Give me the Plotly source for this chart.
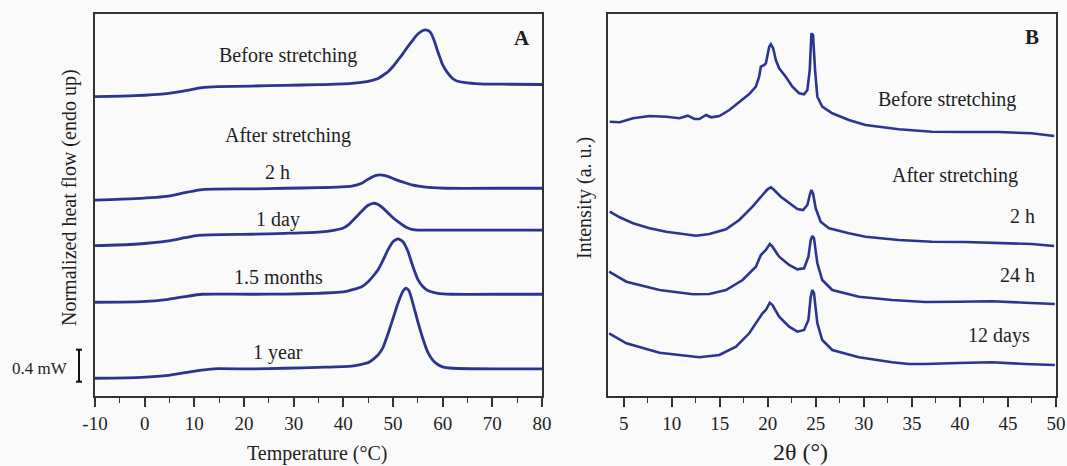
import plotly.graph_objects as go

W, H = 1067, 466

# ---------------- Panel A: DSC (Temperature °C, heat flow mW, offset) ----------------
T_before = [-10, -2, 4.8, 8.1, 11.5, 14.8, 21.5, 28.3, 35, 41.7, 45, 47, 48, 49, 50, 51, 52, 53, 54, 55, 56, 56.8, 57.5, 58.2, 59, 60, 61, 62, 63, 65, 68.5, 73.5, 80]
hf_before = [3.763, 3.775, 3.805, 3.835, 3.875, 3.888, 3.895, 3.905, 3.913, 3.93, 3.955, 3.99, 4.03, 4.075, 4.14, 4.22, 4.30, 4.39, 4.47, 4.545, 4.59, 4.595, 4.57, 4.48, 4.33, 4.16, 4.06, 3.99, 3.955, 3.935, 3.92, 3.918, 3.915]

T_2h = [-10, -2, 4.8, 8.1, 10.8, 12.1, 21.5, 28.3, 35, 41.7, 43.7, 44.7, 45.7, 46.6, 47.4, 48.2, 49.1, 50, 51.1, 52.5, 53.8, 55.5, 57.1, 60.5, 73.5, 80]
hf_2h = [2.47, 2.488, 2.52, 2.563, 2.595, 2.605, 2.61, 2.618, 2.625, 2.645, 2.68, 2.72, 2.755, 2.78, 2.785, 2.78, 2.763, 2.74, 2.713, 2.685, 2.66, 2.64, 2.63, 2.618, 2.618, 2.618]

T_1d = [-10, -2, 4.8, 8.1, 10.8, 21.5, 28.3, 35, 38.3, 40, 41, 42, 43, 44, 45, 46, 47, 48, 49, 50, 51, 52, 53, 54, 55.1, 73.5, 80]
hf_1d = [1.9, 1.918, 1.96, 2.0, 2.03, 2.043, 2.055, 2.07, 2.095, 2.12, 2.16, 2.22, 2.285, 2.35, 2.405, 2.43, 2.415, 2.37, 2.31, 2.25, 2.2, 2.155, 2.12, 2.10, 2.095, 2.095, 2.095]

T_15m = [-10, -0.6, 4.8, 8.1, 11.5, 14.8, 21.5, 28.3, 35, 40.3, 43.7, 45, 46, 47, 48, 49, 50, 51, 52, 53, 54, 55, 56, 57, 59, 61.8, 73.5, 80]
hf_15m = [1.193, 1.2, 1.23, 1.263, 1.293, 1.295, 1.293, 1.295, 1.305, 1.325, 1.388, 1.45, 1.52, 1.60, 1.72, 1.85, 1.95, 1.985, 1.95, 1.83, 1.64, 1.48, 1.39, 1.34, 1.305, 1.293, 1.293, 1.293]

T_1y = [-10, -0.6, 4.8, 8.1, 11.5, 14.8, 21.5, 28.3, 35, 41.7, 45, 46, 47, 48, 49, 50, 51, 52, 52.6, 53.2, 54, 55, 56, 57, 58, 59, 60, 62, 73.5, 80]
hf_1y = [0.243, 0.255, 0.28, 0.313, 0.345, 0.363, 0.359, 0.368, 0.38, 0.395, 0.438, 0.48, 0.535, 0.63, 0.80, 0.99, 1.18, 1.33, 1.368, 1.34, 1.18, 0.95, 0.74, 0.57, 0.47, 0.415, 0.385, 0.368, 0.359, 0.359]

dsc_labels = ["Before stretching", "After stretching", "2 h", "1 day", "1.5 months", "1 year"]
temp_ticks = [-10, 0, 10, 20, 30, 40, 50, 60, 70, 80]
temp_ticktext = ["-10", "0", "10", "20", "30", "40", "50", "60", "70", "80"]
scale_bar_mw = 0.4
scale_bar_base = 0.2

# ---------------- Panel B: XRD (2θ, intensity a.u., offset) ----------------
tt_before = [3.55, 4.59, 5.97, 7.7, 9.43, 10.81, 11.67, 12.37, 12.88, 13.58, 14.1, 14.96, 16.0, 17.03, 18.07, 18.76, 19.1, 19.28, 19.63, 19.8, 20.15, 20.32, 20.56, 20.84, 21.18, 21.87, 22.56, 23.26, 23.78, 24.12, 24.37, 24.54, 24.71, 24.92, 25.16, 25.67, 26.71, 28.44, 30.17, 33.63, 37.09, 40.55, 44.0, 47.46, 49.81]
I_before = [276, 275.4, 279.4, 281.7, 281, 279.4, 282, 278.7, 278.7, 282.7, 280.4, 281.7, 287.7, 296, 303.7, 311, 321, 331, 332.7, 334.4, 351, 353.4, 349.4, 337.7, 329.4, 321, 311, 304.4, 303.4, 307.7, 327.7, 364.4, 362.7, 327.7, 301, 291, 284.4, 277.7, 272.7, 268.4, 266, 265.7, 265.7, 264.4, 261.7]

tt_2h = [3.55, 4.59, 5.97, 7.7, 9.43, 11.15, 12.54, 13.92, 15.65, 17.03, 18.41, 19.45, 19.97, 20.32, 20.66, 21.36, 22.22, 23.08, 23.67, 24.12, 24.37, 24.54, 24.71, 24.99, 25.5, 26.37, 28.44, 30.17, 33.63, 37.09, 40.55, 44.0, 47.46, 49.81]
I_2h = [186, 180.4, 174.4, 169.4, 166, 163.4, 162, 163.7, 168.4, 177.7, 191, 202.7, 208.4, 210.4, 207.7, 201, 194.4, 188.7, 187.7, 192.7, 202.7, 207.7, 204.4, 189.4, 176, 169.4, 164.4, 161, 157.7, 156, 155.7, 155, 153.7, 151.7]

tt_24h = [3.48, 5.28, 8.73, 12.19, 13.92, 15.65, 17.38, 18.76, 19.28, 19.8, 20.21, 20.49, 21.18, 22.22, 23.08, 23.78, 24.23, 24.47, 24.64, 24.81, 25.16, 25.67, 26.71, 29.48, 32.94, 36.4, 39.85, 43.31, 46.77, 49.88]
I_24h = [126, 116, 107.7, 103.4, 103.7, 107.7, 117.7, 131, 142.7, 147.7, 153.7, 151, 141, 132.7, 128.4, 129.4, 141, 157.7, 161.7, 159.4, 134.4, 117.7, 107.7, 101, 97.7, 95.7, 96, 96.4, 95, 93.7]

tt_12d = [3.48, 5.28, 8.73, 12.19, 12.88, 14.96, 16.69, 18.07, 18.93, 19.45, 19.8, 20.21, 20.49, 21.18, 22.22, 23.08, 23.78, 24.23, 24.47, 24.64, 24.81, 25.16, 25.67, 26.71, 29.48, 32.94, 34.67, 36.4, 39.85, 43.31, 46.77, 49.88]
I_12d = [64.4, 54.4, 45, 41, 40.4, 42.7, 51, 64.4, 77.7, 84.4, 87.7, 95, 92.7, 81, 71, 66, 67.7, 77.7, 101, 107.7, 104.4, 74.4, 57.7, 47.7, 40.4, 35.4, 33.7, 33.7, 34.7, 35.4, 33.7, 32.7]

xrd_labels = ["Before stretching", "After stretching", "2 h", "24 h", "12 days"]

# ---------------- styling ----------------
BLUE = "#2b3590"
FRAME = "#333333"
TXT = "#1e1e1e"
FONT = "Liberation Serif"
BG = "#fafafa"

TOP, BOTTOM = 14, 396


def pxx(x):
    return x / W


def pxy(y):
    return (BOTTOM - y) / (BOTTOM - TOP)


fig = go.Figure()

for xs, ys in [(T_before, hf_before), (T_2h, hf_2h), (T_1d, hf_1d), (T_15m, hf_15m), (T_1y, hf_1y)]:
    fig.add_trace(go.Scatter(x=xs, y=ys, mode="lines", xaxis="x", yaxis="y",
                             line=dict(color=BLUE, width=2.8, shape="spline", smoothing=0.5),
                             showlegend=False, hoverinfo="skip"))

for xs, ys in [(tt_before, I_before), (tt_2h, I_2h), (tt_24h, I_24h), (tt_12d, I_12d)]:
    fig.add_trace(go.Scatter(x=xs, y=ys, mode="lines", xaxis="x2", yaxis="y2",
                             line=dict(color=BLUE, width=2.6),
                             showlegend=False, hoverinfo="skip"))

axis_common = dict(showline=True, mirror=True, linecolor=FRAME, linewidth=1.6,
                   showgrid=False, zeroline=False)
tickfont = dict(family=FONT, size=19, color=TXT)

fig.update_layout(
    width=W, height=H,
    margin=dict(l=0, r=0, t=TOP, b=H - BOTTOM, autoexpand=False),
    paper_bgcolor=BG, plot_bgcolor=BG,
    xaxis=dict(domain=[95 / W, 542 / W], range=[-10, 80],
               tickmode="array", tickvals=temp_ticks, ticktext=temp_ticktext,
               ticks="outside", ticklen=9, tickwidth=1.6, tickcolor=FRAME,
               minor=dict(ticks="outside", ticklen=5, tickwidth=1.4, tickcolor=FRAME,
                          tickmode="linear", tick0=-10, dtick=5),
               tickfont=tickfont, anchor="y", **axis_common),
    yaxis=dict(domain=[0, 1], range=[0.021, 4.796], showticklabels=False, ticks="",
               anchor="x", **axis_common),
    xaxis2=dict(domain=[608.3 / W, 1056 / W], range=[3.4, 50], tick0=5, dtick=5,
                ticks="outside", ticklen=9, tickwidth=1.6, tickcolor=FRAME,
                minor=dict(ticks="outside", ticklen=5, tickwidth=1.4, tickcolor=FRAME, dtick=2.5),
                tickfont=tickfont, anchor="y2", **axis_common),
    yaxis2=dict(domain=[0, 1], range=[1.7, 383.7], showticklabels=False, ticks="",
                anchor="x2", **axis_common),
)

ann = []


def add_text(text, x, y, size=20, bold=False, angle=0):
    if bold:
        text = "<b>" + text + "</b>"
    ann.append(dict(text=text, x=pxx(x), y=pxy(y), xref="paper", yref="paper",
                    xanchor="center", yanchor="middle", showarrow=False, textangle=angle,
                    font=dict(family=FONT, size=size, color=TXT)))


# Panel A labels
dsc_pos = [(288, 56), (288, 135), (277, 172), (278, 219), (278, 277), (278, 352)]
for lab, (x, y) in zip(dsc_labels, dsc_pos):
    add_text(lab, x, y)
add_text("A", 522, 38, size=21, bold=True)
add_text("0.4 mW", 40, 368, size=17)
add_text("Temperature (°C)", 317, 453)
add_text("Normalized heat flow (endo up)", 70, 198, angle=-90)

# Panel B labels
xrd_pos = [(947, 100), (955, 175), (1022, 216), (1017, 275), (999, 335)]
for lab, (x, y) in zip(xrd_labels, xrd_pos):
    add_text(lab, x, y)
add_text("B", 1032, 37, size=21, bold=True)
add_text("2θ (°)", 800, 452, size=24)
add_text("Intensity (a. u.)", 585, 198, angle=-90)

fig.update_layout(annotations=ann)

# scale bar (0.4 mW)
bx = pxx(79)
cap = 3 / W
y0, y1 = scale_bar_base, scale_bar_base + scale_bar_mw
shapes = [
    dict(type="line", xref="paper", yref="y", x0=bx, x1=bx, y0=y0, y1=y1, line=dict(color="#111", width=2)),
    dict(type="line", xref="paper", yref="y", x0=bx - cap, x1=bx + cap, y0=y0, y1=y0, line=dict(color="#111", width=2)),
    dict(type="line", xref="paper", yref="y", x0=bx - cap, x1=bx + cap, y0=y1, y1=y1, line=dict(color="#111", width=2)),
]
fig.update_layout(shapes=shapes)

fig.write_html("out.html", config={"displayModeBar": False},
               post_script="document.body.style.margin='0px';document.body.style.background='#fafafa';")
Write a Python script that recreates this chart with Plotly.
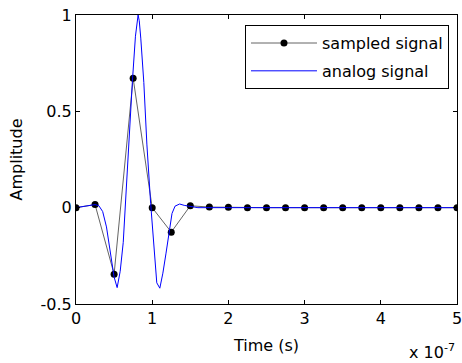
import plotly.graph_objects as go

# Data (time in units of 1e-7 s, as labelled on the axis)
sampled_t = [0, 0.25, 0.5, 0.75, 1.0, 1.25, 1.5, 1.75, 2.0, 2.25, 2.5, 2.75,
             3.0, 3.25, 3.5, 3.75, 4.0, 4.25, 4.5, 4.75, 5.0]
sampled_v = [0, 0.016, -0.345, 0.672, 0, -0.127, 0.01, 0.003, 0.002, 0, 0, 0,
             0, 0, 0, 0, 0, 0, 0, 0, 0]

analog_t = [0, 0.1, 0.2, 0.25, 0.3, 0.35, 0.4, 0.45, 0.5, 0.54, 0.58, 0.62,
            0.66, 0.70, 0.74, 0.78, 0.80, 0.815, 0.83, 0.85, 0.89, 0.93, 0.98,
            1.02, 1.06, 1.10, 1.14, 1.18, 1.23, 1.26, 1.30, 1.36, 1.42, 1.50,
            1.60, 2.0, 3.0, 4.0, 5.0]
analog_v = [0, 0.005, 0.012, 0.016, 0.01, -0.02, -0.1, -0.24, -0.36, -0.415,
            -0.33, -0.18, 0.12, 0.41, 0.655, 0.89, 0.97, 1.0, 0.97, 0.88, 0.65,
            0.33, 0.02, -0.2, -0.39, -0.418, -0.34, -0.24, -0.11, -0.03, 0.008,
            0.019, 0.012, 0.005, 0, 0, 0, 0, 0]

x_ticks = [0, 1, 2, 3, 4, 5]
x_tick_labels = ["0", "1", "2", "3", "4", "5"]
y_ticks = [-0.5, 0, 0.5, 1]
y_tick_labels = ["-0.5", "0", "0.5", "1"]

FONT = "DejaVu Sans"
FS = 16

fig = go.Figure()
fig.add_trace(go.Scatter(
    x=sampled_t, y=sampled_v, name="sampled signal", legendgroup="a",
    mode="lines+markers",
    line=dict(color="rgb(100,100,100)", width=1),
    marker=dict(color="black", size=7),
))
fig.add_trace(go.Scatter(
    x=analog_t, y=analog_v, name="analog signal", legendgroup="b",
    mode="lines",
    line=dict(color="rgb(0,0,255)", width=1),
))

axis_common = dict(
    showgrid=False, zeroline=False, showline=True, linecolor="black",
    linewidth=1, mirror="ticks", ticks="inside", ticklen=4, tickcolor="black",
    tickfont=dict(family=FONT, size=FS, color="black"),
    ticklabeloverflow="allow", automargin=False,
)

fig.update_layout(
    width=462, height=363,
    margin=dict(l=76, r=5, t=15, b=59),
    paper_bgcolor="white", plot_bgcolor="white",
    font=dict(family=FONT, size=FS, color="black"),
    showlegend=True,
    legend=dict(
        x=0.979, y=0.965, xanchor="right", yanchor="top",
        bordercolor="black", borderwidth=1, bgcolor="white",
        font=dict(family=FONT, size=FS, color="black"),
        itemwidth=66, traceorder="grouped", tracegroupgap=4,
    ),
    xaxis=dict(
        range=[0, 5],
        tickvals=x_ticks, ticktext=x_tick_labels,
        title=dict(text="Time (s)", font=dict(family=FONT, size=FS), standoff=12),
        **axis_common,
    ),
    yaxis=dict(
        range=[-0.5, 1],
        tickvals=y_ticks, ticktext=y_tick_labels,
        title=dict(text="Amplitude", font=dict(family=FONT, size=FS), standoff=13),
        **axis_common,
    ),
    annotations=[dict(
        text="x 10<sup>-7</sup>", xref="paper", yref="paper", x=1.0, y=0,
        xanchor="right", yanchor="top", yshift=-35, showarrow=False,
        font=dict(family=FONT, size=FS, color="black"),
    )],
)

fig.write_html("out.html")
════════════════════
Problem to work on:
Except for the pictures, write out exactly the lines from the line that contains "Write a Python" through the line that contains "0, 0, 0, 0, 0, 0, 0, 0, 0]", including both.

Reply to the task:
Write a Python script that recreates this chart with Plotly.
import plotly.graph_objects as go

# Data (time in units of 1e-7 s, as labelled on the axis)
sampled_t = [0, 0.25, 0.5, 0.75, 1.0, 1.25, 1.5, 1.75, 2.0, 2.25, 2.5, 2.75,
             3.0, 3.25, 3.5, 3.75, 4.0, 4.25, 4.5, 4.75, 5.0]
sampled_v = [0, 0.016, -0.345, 0.672, 0, -0.127, 0.01, 0.003, 0.002, 0, 0, 0,
             0, 0, 0, 0, 0, 0, 0, 0, 0]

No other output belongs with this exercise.